With Captain Newby again heading up the crew, the flight to the United States began on October 8, 1943, and the distance of 10,400 nautical miles was completed in seven days. Refueling and crew rest stops were made in Sudan, Nigeria, the Gold Coast (today, Ghana), the United Kingdom’s Ascension Island in the Atlantic Ocean, Brazil (two stops), British Guyana, Puerto Rico, and West Palm Beach in Florida.
There were a few problems en route, including a lack of the correct fuel on Ascension Island. The crew was forced to use the wrong fuel type, risking potential engine failure. During one of the landings in Brazil, the aircraft’s landing gear also failed to deploy properly, forcing the crew to resort to emergency manual override.
Finally, on October 14, the Baksheesh touched down at Wright Field in Dayton, Ohio, and began its test career with the Flight Test Engineering Division. It was test-flown there between November 1943 and March 1944, before going to Arizona for yet more trials.
The huge effort required to bring the Ju 88 to Dayton shows the lengths to which the United States was willing to go to get its hands on foreign aircraft equipment for analysis and evaluation, what is known today as foreign materiel exploitation (FME). During the Cold War, these efforts would result in an ex-Iraqi Air Force MiG-21 being loaned from Israel and tested over Groom Lake, Nevada, before the 4477th Test and Evaluation Squadron “Red Eagles” conducted highly classified missions with a fleet of Soviet-bloc jet fighters operated from the secluded Tonopah Test Range (TTR).

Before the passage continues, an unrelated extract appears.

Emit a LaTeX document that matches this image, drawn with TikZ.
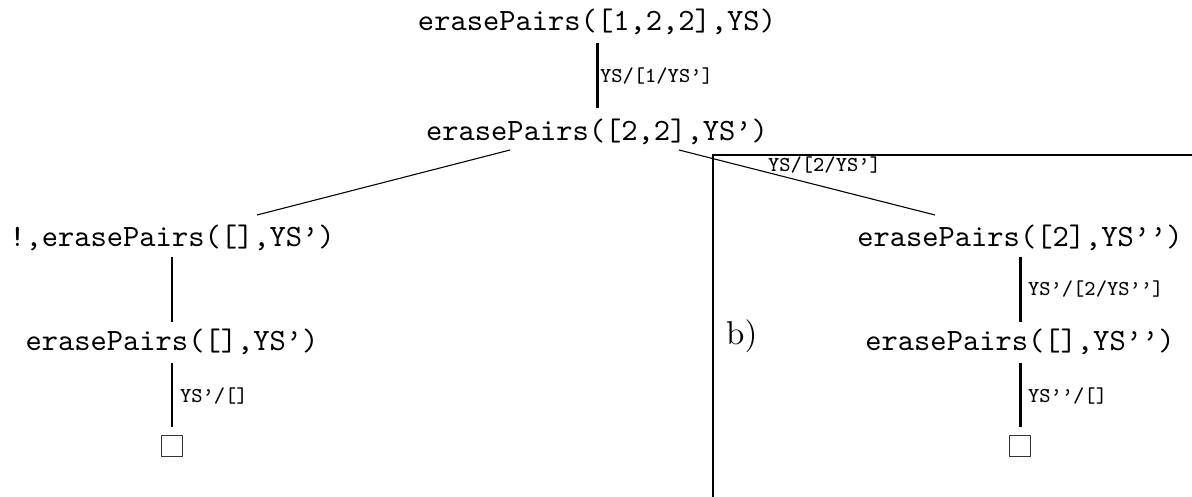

However, by 1946, the Ju 88D-1 had ceased to be of use, and it was decided to store it at Davis-Monthan Field (later Davis-Monthan Air Force Base) in Arizona, which, today, is home to the Air Force’s famed aircraft storage boneyard. In the meantime, the United States had acquired at least five other Ju 88s, but it was the Baksheesh that was destined to be preserved. In 1950, it was transferred to what was then the Air Force Technical Museum, in whose hands it remains today.
Despite the enormous production total, only two Ju 88 ultimately survived the war in complete condition, as opposed to having been recovered from crash sites or pieced together using surviving parts from more than one aircraft. One of those is 430650, the only remaining D variant and the only World War II-era Romanian Air Force combat aircraft in a museum collection anywhere in the world.
Teodoru’s Ju 88D-1 is preserved today at the National Museum of the U.S. Air Force, adjacent to what is now Wright-Patterson Air Force Base in Dayton. It stands testament to a unique intertwined wartime story, one that took it, and those who flew it, from Ukraine to North Africa, via the Mediterranean, and then finally on to the United States.